Gormania Novelist (and Mystery Scene's former editor) Edward Gorman comments on the writing life and discusses films, books and TV shows.
Mystery Miscellany Louis Phillips tackles trivia, humor, and tongue-in-cheek teasers.
The Murders in Memory Lane Lawrence Block offers recollections of interesting crime writers he has met over the years.
New Books Essays Authors of upcoming books reveal real-life inspirations, unusual adventures in the name of research, or take a closer look at a story's locale or time period.
Beyond the Book A series by Dick Lochte about classic literary sleuths from Sam Spade to The Saint reappearing in other media formats.

=== Review columns ===
What About Murder? Critic Jon L. Breen reviews mystery nonfiction & reference works.
Small Press Reviews Betty Webb assesses releases from small independent publishers.
Sounds of Suspense Dick Lochte’s audio-book reviews.
Very Original Paperback original novels assessed by Lynne F. Maxwell and Hank Wagner.
Short & Sweet A look at the latest in short stories by Benjamin Boulden, editor of the book blog Gravetapping.
Mystery Scene Reviews Edited by Teri Duerr, each issue offers 30-40 reviews of novels from major publishers, plus reviews of small press titles, mass market paperbacks, audio-book publishers, and nonfiction works. Reviews from 2002 onward are available in the searchable online Mystery Scene Book Review Database.

==History==
Mystery Scene Magazine was conceived in a phone call between Ed Gorman, a writer and editor of mystery novels, short stories and anthologies, and Robert Randisi, the author of several mystery series, and later the founder and executive director of The Private Eye Writers of America. Both men felt the need for a magazine that would be to the mystery field what Locus was to the science fiction genre—news and views on the genre’s writers and the publishing business. (Over the years, Mystery Scene has evolved into a reader-centered consumer publication although crime writers still have a strong presence at the magazine.)

The first issue, four pages long, was mailed with the October 1985 issue of Mystery & Detective Monthly, a letterzine published by active mystery fan Robert “Cap’n Bob” Napier of Tacoma, Washington.

By the 52-page third issue in 1986, the magazine was no longer distributed with the fanzine, and the now-standard mix of interviews, profiles, news notes, obituaries, reviews, letters columns, and opinion pieces was established. A feature in which first novelists introduced their works would eventually be extended to veteran writers who discussed their latest novels.

The first 75 issues of the magazine form a documentary record of developments, concerns, and controversies in the field over this 17-year period.
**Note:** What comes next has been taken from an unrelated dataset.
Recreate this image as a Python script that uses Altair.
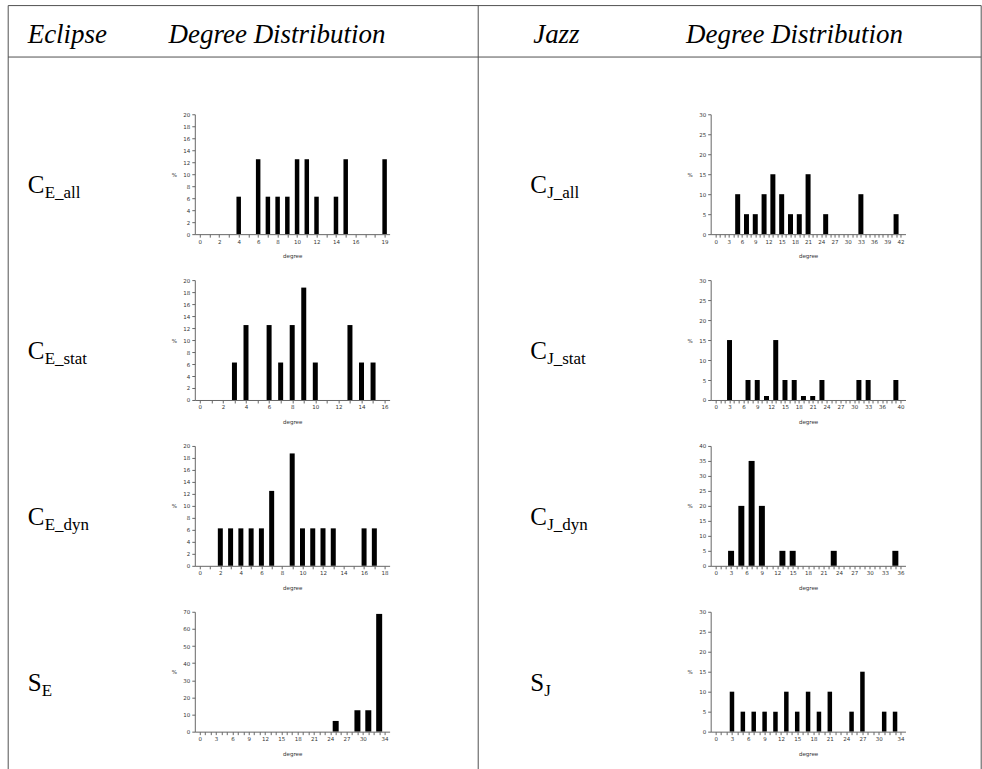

Short stories appeared occasionally as early as “On Guard” by John Lutz in #5 (September 1986), but they were never a regular feature.
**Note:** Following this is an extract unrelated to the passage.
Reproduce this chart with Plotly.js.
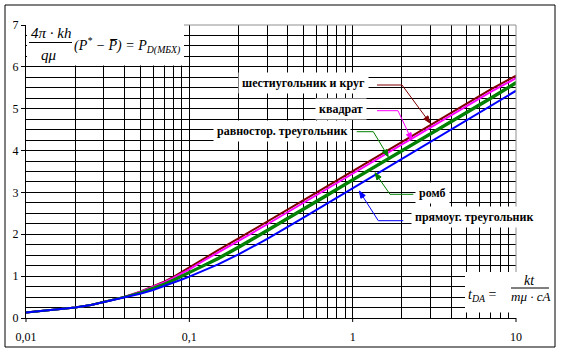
<!DOCTYPE html>
<html><head><meta charset="utf-8">
<script src="https://cdn.plot.ly/plotly-3.0.1.min.js"></script>
<style>html,body{margin:0;padding:0;background:#fff;}#chart{width:562px;height:353px;}</style>
</head><body><div id="chart"></div>
<script>
// ---- data ----
const tDA = [0.01,0.015,0.02,0.025,0.03,0.035,0.04,0.05,0.06,0.07,0.08,0.09,0.1,0.12,0.15,0.2,0.3,0.5,0.7,1,2,3,5,7,10];
const hexCircle     = [0.13,0.19,0.25,0.31,0.38,0.44,0.50,0.63,0.75,0.87,0.98,1.10,1.21,1.41,1.62,1.90,2.30,2.81,3.15,3.51,4.20,4.61,5.12,5.46,5.79];
const square        = [0.13,0.19,0.25,0.31,0.38,0.44,0.50,0.62,0.74,0.85,0.96,1.06,1.16,1.35,1.56,1.84,2.24,2.75,3.09,3.45,4.14,4.55,5.06,5.40,5.73];
const equiTriangle  = [0.13,0.19,0.25,0.31,0.38,0.44,0.50,0.61,0.72,0.82,0.92,1.01,1.10,1.25,1.44,1.71,2.11,2.62,2.96,3.32,4.01,4.42,4.93,5.27,5.64];
const rhombus       = [0.13,0.19,0.25,0.31,0.38,0.44,0.50,0.60,0.70,0.80,0.89,0.98,1.07,1.22,1.40,1.67,2.07,2.58,2.92,3.28,3.97,4.38,4.89,5.23,5.60];
const rightTriangle = [0.13,0.19,0.25,0.31,0.38,0.44,0.49,0.58,0.67,0.76,0.845,0.92,0.99,1.12,1.28,1.52,1.89,2.40,2.74,3.09,3.79,4.20,4.71,5.06,5.43];
const seriesNames = ['шестиугольник и круг','квадрат','равностор. треугольник','ромб','прямоуг. треугольник'];
const seriesColors = ['#800000','#ff00ff','#008000','#008000','#0000ff'];
const xTickVals = [0.01,0.1,1,10];
const xTickText = ['0,01','0,1','1','10'];
const yTickVals = [0,1,2,3,4,5,6,7];

// ---- geometry helpers (plot area in px) ----
const L=26, R=516, T=25, B=318;
const px = x => (x-L)/(R-L);
const py = y => (B-y)/(B-T);

const seriesY = [hexCircle, square, equiTriangle, rhombus, rightTriangle];
const traces = seriesY.map((ys,i)=>({
  x: tDA, y: ys, type:'scatter', mode:'lines', name: seriesNames[i],
  line:{color: seriesColors[i], width:2}, hoverinfo:'skip'
}));

// log grid positions (axis decoration)
const gridVals = [];
for (let e=-2;e<=0;e++) for (let m=1;m<=9;m++) gridVals.push(+(m*Math.pow(10,e)).toPrecision(3));
gridVals.push(10);
const gridText = gridVals.map(v => { const i = xTickVals.indexOf(v); return i>=0 ? xTickText[i] : ''; });

const shapes = [];
// outer frame
shapes.push({type:'rect', xref:'paper', yref:'paper', x0:px(5), x1:px(555), y0:py(347), y1:py(5), line:{color:'#000', width:1}, layer:'above'});
// white boxes behind formulas
shapes.push({type:'rect', xref:'paper', yref:'paper', x0:px(27), x1:px(184), y0:py(65.5), y1:py(24), fillcolor:'#fff', line:{width:0}, layer:'above'});
shapes.push({type:'rect', xref:'paper', yref:'paper', x0:px(465), x1:px(553), y0:py(312.5), y1:py(272), fillcolor:'#fff', line:{width:0}, layer:'above'});
// gray top and right borders
shapes.push({type:'line', xref:'paper', yref:'paper', x0:px(184), x1:1, y0:1, y1:1, line:{color:'#909090', width:1}, layer:'above'});
shapes.push({type:'line', xref:'paper', yref:'paper', x0:1, x1:1, y0:py(272), y1:1, line:{color:'#909090', width:1}, layer:'above'});
// decade ticks below x axis
for (let k=0;k<4;k++) shapes.push({type:'line', xref:'paper', yref:'paper', x0:k/3, x1:k/3, y0:py(318), y1:py(322), line:{color:'#000', width:1}, layer:'above'});
// fraction bars
shapes.push({type:'line', xref:'paper', yref:'paper', x0:px(29), x1:px(72), y0:py(42.5), y1:py(42.5), line:{color:'#000', width:1}, layer:'above'});
shapes.push({type:'line', xref:'paper', yref:'paper', x0:px(511), x1:px(549), y0:py(288), y1:py(288), line:{color:'#000', width:1}, layer:'above'});

// label leader lines: [label center x, y, horizontal seg x0, x1, y, tip x, y]
const arrowGeom = [
  [303.5, 82.7, 377, 402, 85, 430, 123],
  [340.5, 109.3, 377, 398, 110.7, 411.7, 140],
  [282, 130.7, 356.7, 373.3, 131.7, 388.3, 156.7],
  [432, 193, 413.3, 390, 194.3, 375, 172.7],
  [473.5, 217.3, 403.3, 378.3, 220.7, 359.3, 191]
];
const P = (x,y) => px(x).toFixed(5)+','+py(y).toFixed(5);
const annotations = [];
arrowGeom.forEach((g,i)=>{
  const [lx,ly,h0,h1,hy,tx,ty] = g;
  const c = seriesColors[i];
  const dx = tx-h1, dy = ty-hy, len = Math.hypot(dx,dy), ux = dx/len, uy = dy/len;
  const hl = 7, hw = 2.6;
  const bx = tx-ux*hl, by = ty-uy*hl;
  shapes.push({type:'path', xref:'paper', yref:'paper', layer:'above', line:{color:c, width:1},
    path:'M'+P(h0,hy)+'L'+P(h1,hy)+'L'+P(bx,by)});
  shapes.push({type:'path', xref:'paper', yref:'paper', layer:'above', line:{color:c, width:1}, fillcolor:c,
    path:'M'+P(tx,ty)+'L'+P(bx-uy*hw, by+ux*hw)+'L'+P(bx+uy*hw, by-ux*hw)+'Z'});
  annotations.push({xref:'paper', yref:'paper', x:px(lx), y:py(ly), xanchor:'center', yanchor:'middle', showarrow:false,
    text:'<b>'+seriesNames[i]+'</b>', bgcolor:'#fff', borderpad:3,
    font:{family:'Liberation Serif', size:12, color:'#000'}});
});

// formulas
const ff = 'Liberation Serif';
annotations.push({xref:'paper', yref:'paper', x:px(51), y:py(33), xanchor:'center', yanchor:'middle', showarrow:false,
  text:'<i>4π · kh</i>', font:{family:ff, size:15, color:'#000'}});
annotations.push({xref:'paper', yref:'paper', x:px(49), y:py(55), xanchor:'center', yanchor:'middle', showarrow:false,
  text:'<i>qμ</i>', font:{family:ff, size:15, color:'#000'}});
annotations.push({xref:'paper', yref:'paper', x:px(72), y:py(45), xanchor:'left', yanchor:'middle', showarrow:false,
  text:'<i>(P<sup>*</sup> − P\u0305) = P<sub>D(MБХ)</sub></i>', font:{family:ff, size:14, color:'#000'}});
annotations.push({xref:'paper', yref:'paper', x:px(466), y:py(295), xanchor:'left', yanchor:'middle', showarrow:false,
  text:'<i>t<sub>DA</sub></i> =', font:{family:ff, size:14, color:'#000'}});
annotations.push({xref:'paper', yref:'paper', x:px(529), y:py(280), xanchor:'center', yanchor:'middle', showarrow:false,
  text:'<i>kt</i>', font:{family:ff, size:14, color:'#000'}});
annotations.push({xref:'paper', yref:'paper', x:px(530), y:py(296), xanchor:'center', yanchor:'middle', showarrow:false,
  text:'<i>mμ · cA</i>', font:{family:ff, size:13, color:'#000'}});

const layout = {
  width:562, height:353,
  margin:{l:L, r:562-R, t:T, b:353-B, pad:0},
  paper_bgcolor:'#fff', plot_bgcolor:'#fff',
  showlegend:false,
  font:{family:ff, size:11, color:'#000'},
  xaxis:{type:'log', range:[-2,1], tickmode:'array', tickvals:gridVals, ticktext:gridText, tickangle:0,
    showgrid:true, gridcolor:'#000', gridwidth:1, ticks:'', showline:true, linecolor:'#000', linewidth:1,
    zeroline:false, ticklabelstandoff:8, tickfont:{family:ff, size:12, color:'#000'}},
  yaxis:{range:[0,7], tickmode:'array', tickvals:yTickVals, showgrid:true, gridcolor:'#000', gridwidth:1,
    minor:{dtick:0.25, showgrid:true, gridcolor:'#000', gridwidth:1},
    ticks:'outside', ticklen:4, tickcolor:'#000', showline:true, linecolor:'#000', linewidth:1, zeroline:false,
    tickfont:{family:ff, size:12, color:'#000'}},
  shapes: shapes,
  annotations: annotations
};
Plotly.newPlot('chart', traces, layout, {staticPlot:true, displayModeBar:false});
</script></body></html>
In 1990 Gorman’s business partner, anthologist Martin H. Greenberg, became a co-publisher, and by April 1991, Randisi, whose participation had gradually decreased, sold his stake in the magazine to Greenberg.

In 2002, owners Ed Gorman and Martin H. Greenberg turned over the reins to Kate Stine, a veteran book and magazine editor in the crime and mystery field, and her husband, Brian Skupin, a long-time mystery fan. Stine is editor-in-chief and handles day-to-day operations. Skupin edited the now retired column "What's Happening With" and oversees MysterySceneMag.com. Their first issue, Fall #76 in September 2002, featured a lengthy tribute to outgoing editor and publisher Ed Gorman, "Ed Gorman: Writer, Editor, Mentor," from his many friends in the mystery community.
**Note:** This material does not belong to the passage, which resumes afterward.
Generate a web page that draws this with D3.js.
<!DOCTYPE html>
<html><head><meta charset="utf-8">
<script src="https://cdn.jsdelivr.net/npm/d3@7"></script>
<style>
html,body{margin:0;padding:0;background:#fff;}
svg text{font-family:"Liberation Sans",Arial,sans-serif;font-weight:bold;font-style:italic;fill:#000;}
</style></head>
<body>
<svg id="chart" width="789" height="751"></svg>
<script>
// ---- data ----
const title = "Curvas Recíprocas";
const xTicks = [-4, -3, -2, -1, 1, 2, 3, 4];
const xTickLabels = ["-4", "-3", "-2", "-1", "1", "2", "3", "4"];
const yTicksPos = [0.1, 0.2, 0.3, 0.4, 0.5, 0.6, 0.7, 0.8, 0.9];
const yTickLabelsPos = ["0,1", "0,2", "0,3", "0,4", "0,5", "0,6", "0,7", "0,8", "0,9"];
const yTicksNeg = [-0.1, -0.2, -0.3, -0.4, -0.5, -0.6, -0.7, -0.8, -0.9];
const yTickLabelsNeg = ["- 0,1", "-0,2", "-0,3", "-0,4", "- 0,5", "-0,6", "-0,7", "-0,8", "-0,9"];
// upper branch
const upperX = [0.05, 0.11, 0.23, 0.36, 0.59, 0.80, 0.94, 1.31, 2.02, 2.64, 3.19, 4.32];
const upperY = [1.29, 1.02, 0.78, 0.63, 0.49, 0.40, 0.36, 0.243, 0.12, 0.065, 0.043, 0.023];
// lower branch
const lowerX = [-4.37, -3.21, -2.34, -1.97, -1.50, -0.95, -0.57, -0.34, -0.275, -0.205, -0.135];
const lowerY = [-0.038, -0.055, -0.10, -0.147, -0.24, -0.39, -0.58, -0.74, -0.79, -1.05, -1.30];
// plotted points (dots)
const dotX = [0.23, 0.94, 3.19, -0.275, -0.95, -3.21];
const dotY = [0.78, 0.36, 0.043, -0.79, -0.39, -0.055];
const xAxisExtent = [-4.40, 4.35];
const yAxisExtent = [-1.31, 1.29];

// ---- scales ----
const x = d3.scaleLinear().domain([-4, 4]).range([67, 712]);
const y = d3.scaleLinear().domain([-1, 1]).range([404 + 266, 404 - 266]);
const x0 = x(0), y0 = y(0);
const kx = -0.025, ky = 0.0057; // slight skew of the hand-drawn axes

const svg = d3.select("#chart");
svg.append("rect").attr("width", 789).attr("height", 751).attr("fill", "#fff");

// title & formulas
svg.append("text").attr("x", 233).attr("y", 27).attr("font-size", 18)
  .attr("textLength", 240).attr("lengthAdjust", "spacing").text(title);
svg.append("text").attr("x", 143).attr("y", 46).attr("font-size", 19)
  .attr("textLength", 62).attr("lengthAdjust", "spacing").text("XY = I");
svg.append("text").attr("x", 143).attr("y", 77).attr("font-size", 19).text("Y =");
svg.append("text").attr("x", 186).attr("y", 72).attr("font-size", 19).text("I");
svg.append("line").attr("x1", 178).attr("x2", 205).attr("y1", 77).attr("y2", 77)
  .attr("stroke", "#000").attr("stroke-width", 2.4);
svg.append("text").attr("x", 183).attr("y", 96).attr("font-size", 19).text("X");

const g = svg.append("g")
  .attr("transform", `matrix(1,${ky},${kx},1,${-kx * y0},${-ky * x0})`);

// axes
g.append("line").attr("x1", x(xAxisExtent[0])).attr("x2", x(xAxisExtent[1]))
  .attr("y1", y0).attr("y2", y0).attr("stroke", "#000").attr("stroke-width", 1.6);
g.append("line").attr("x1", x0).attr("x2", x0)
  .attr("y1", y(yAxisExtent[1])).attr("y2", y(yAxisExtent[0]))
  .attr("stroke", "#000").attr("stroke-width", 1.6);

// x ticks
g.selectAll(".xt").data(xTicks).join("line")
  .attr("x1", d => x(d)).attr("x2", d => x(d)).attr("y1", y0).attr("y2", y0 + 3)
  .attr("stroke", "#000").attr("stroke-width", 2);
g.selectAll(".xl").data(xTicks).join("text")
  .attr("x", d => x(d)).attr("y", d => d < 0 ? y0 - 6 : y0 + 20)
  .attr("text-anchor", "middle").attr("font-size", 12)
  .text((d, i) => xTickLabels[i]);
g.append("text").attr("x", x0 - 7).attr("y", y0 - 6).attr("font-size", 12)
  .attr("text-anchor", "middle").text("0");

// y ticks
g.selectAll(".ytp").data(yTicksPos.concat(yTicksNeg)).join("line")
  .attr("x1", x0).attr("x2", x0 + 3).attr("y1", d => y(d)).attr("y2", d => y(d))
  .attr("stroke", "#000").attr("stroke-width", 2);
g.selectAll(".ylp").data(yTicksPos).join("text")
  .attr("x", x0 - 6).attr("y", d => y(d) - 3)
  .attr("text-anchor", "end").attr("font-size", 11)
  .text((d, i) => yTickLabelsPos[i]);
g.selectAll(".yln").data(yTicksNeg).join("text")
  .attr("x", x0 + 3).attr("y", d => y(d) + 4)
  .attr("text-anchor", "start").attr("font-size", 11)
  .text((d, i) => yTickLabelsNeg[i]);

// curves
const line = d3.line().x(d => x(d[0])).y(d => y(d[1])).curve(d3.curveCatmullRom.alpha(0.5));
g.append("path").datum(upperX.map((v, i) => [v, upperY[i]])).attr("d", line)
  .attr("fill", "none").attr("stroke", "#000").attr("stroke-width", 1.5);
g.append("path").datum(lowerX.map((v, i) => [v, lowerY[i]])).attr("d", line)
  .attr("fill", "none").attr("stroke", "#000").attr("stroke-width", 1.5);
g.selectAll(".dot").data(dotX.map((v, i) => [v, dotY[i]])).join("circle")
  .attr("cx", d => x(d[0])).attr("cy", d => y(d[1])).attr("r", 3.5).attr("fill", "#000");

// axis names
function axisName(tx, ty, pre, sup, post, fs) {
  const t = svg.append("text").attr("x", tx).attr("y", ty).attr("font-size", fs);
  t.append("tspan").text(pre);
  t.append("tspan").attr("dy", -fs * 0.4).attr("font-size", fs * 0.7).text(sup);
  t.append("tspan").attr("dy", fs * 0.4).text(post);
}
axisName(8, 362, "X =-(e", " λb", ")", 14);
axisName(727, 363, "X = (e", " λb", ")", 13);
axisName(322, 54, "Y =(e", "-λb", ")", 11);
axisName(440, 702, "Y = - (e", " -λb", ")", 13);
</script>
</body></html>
==Awards won by the magazine==
2004 Anthony Award for Best Fan Publication presented at the 2004 Bouchercon World Mystery Convention.

2006 Ellery Queen Award for significant contributions to mystery publishing given by the Mystery Writers of America.

2009 Poirot Award for Outstanding Contributions to the Mystery at Malice Domestic XXI in Arlington, Va.

2011 Bouchercon Fan Guests of Honor, Kate Stine and Brian Skupin, 2010 Bouchercon Fan Guests of Honor. Mystery Scene publishers Kate Stine and Brian Skupin were honored at the 2011 Bouchercon held in St. Louis.

==Awards given by the magazine==

The American Mystery Award is a major award given by Mystery Scene magazine in past years. For example, Richard Hoyt's book Siege (1987) won the American Mystery Award for Best Espionage Novel. The award has been discontinued.